Eventually, we found a free campsite tucked away in the park, but getting there wasn’t exactly smooth. It was about a 20-minute drive down a winding, narrow road—part of which was under construction, with sections partially closed off. When we finally arrived, the campsite was already buzzing with other travelers. It was a small, crowded, and we circled it a few times trying to spot an opening. 

In the end, we managed to squeeze our van into a tight space between three other campers. It wasn’t ideal, but it did the job for the night. After the long day, we were just happy to have a place to rest. 


The next day, we returned to the Three Sisters and took on the Grand Canyon Walking Track. We started the trail around 11 a.m, and the entire hike took us about two to three hours to complete. It was a solid workout, with plenty of steep inclines and descents throughout—definitely something to keep in mind depending on your fitness level. We’re pretty active, so we managed it without too much trouble, but its not exactly a causal stroll. 


The trek itself was absolutely stunning. We were surrounded by lush, dense jungle almost the entire way, with the path winding past waterfalls, moss-covered cliffs, and peaceful creeks. It felt like being dropped into another world—cool, green, and quiet, except for the sounds of nature around us. It was one of those hikes that made every step feel worth it. 


ree

Photos by Per and I
Photos by Per and I

After the hike, we headed back to the van and made ourselves some lunch—simple, satisfying, and much needed after a few hours on the trail. Once we were refueled, we began the long drive toward the exit of the national park. It took up the rest of the day, winding through endless curves and bends that seemed to go on forever. 


The drive, though long was undeniably beautiful. Towering trees lined the roads, and every now and then we’d catch glimpse of sweeping views through breaks in the forest. It was one of those stretches where time moved slowly, but in a good way. Even with the fatigue setting in it felt like part of the adventure. 


We eventually pulled into a small campsite just outside of Canberra. I honestly can’t remember the name of the place—we were too tired to care. After hours of winding roads and the grand canyon hike earlier that day, we were completely wiped. We parked, quickly set up for the night, and crashed.

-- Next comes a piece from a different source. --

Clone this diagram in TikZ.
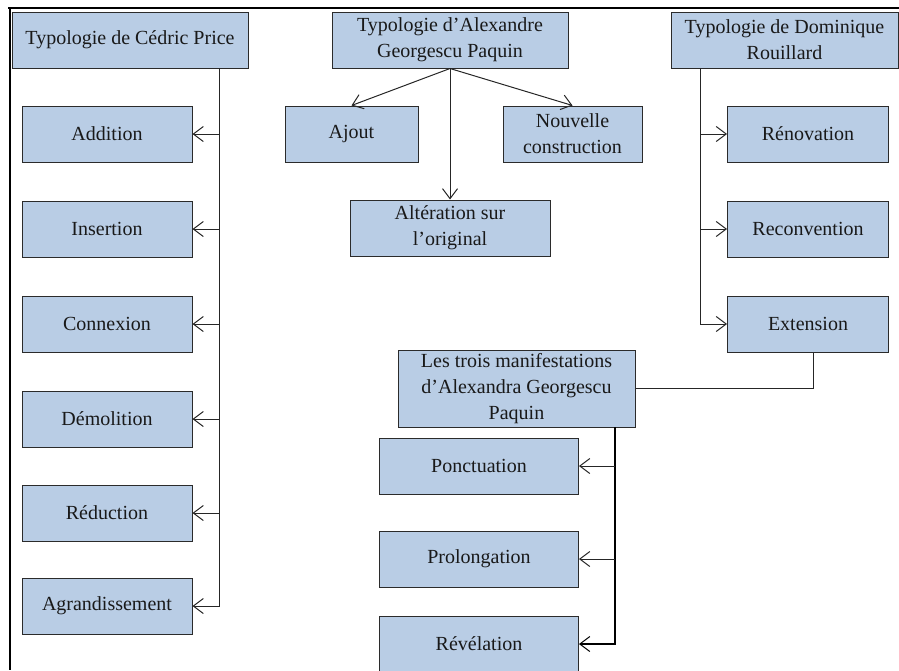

 The next morning, we went in search of a public bathroom, and to our surprise, we found one pretty easily. In fact, one thing we noticed along the entire route to Perth was how many public bathrooms there were—and how decently clean most of them were and the majority had SHOWERS. Its the kind of thing you don’t really think about until you’re living out of a van, and suddenly it becomes a highlight of the day. 


After freshening up, our first mission was finding a coffee shop—because let’s be real I’m a total grouch without my morning caffeine fix. Luckily, it didn’t take long to find a cozy spot and once I had a coffee in hand, I started to feel human again. 


With our energy restored, we headed over to check out the Parliament House. It felt like one of those things you have to see when you’re passing through Canberra, and we figured it was worth ticking off the list. We also made a stop at the Australian War Memorial, and it turned out to be one of the most moving parts of our visit to Canberra. The memorial was beautifully done—thoughtful, respectful, and powerful in the way it honored the fallen. Walking through the exhibits and seeing the tributes made us pause and reflect, a quiet moment in the middle of a fast paced trip. It was definitely worth the visit. 


From Canberra, we continued our journey by driving through the Snowy Mountains, passing through Kosciuszko National Park. The scenery was stunning—rolling hills, winding roads, and patches of forest that felt untouched. We didn’t make any stops within the park itself, mostly focused on covering distance that day. Eventually, we reached a free campsite just before Albury, where we decided to settle in for the night. It was a quiet, simple spot—nothing fancy. 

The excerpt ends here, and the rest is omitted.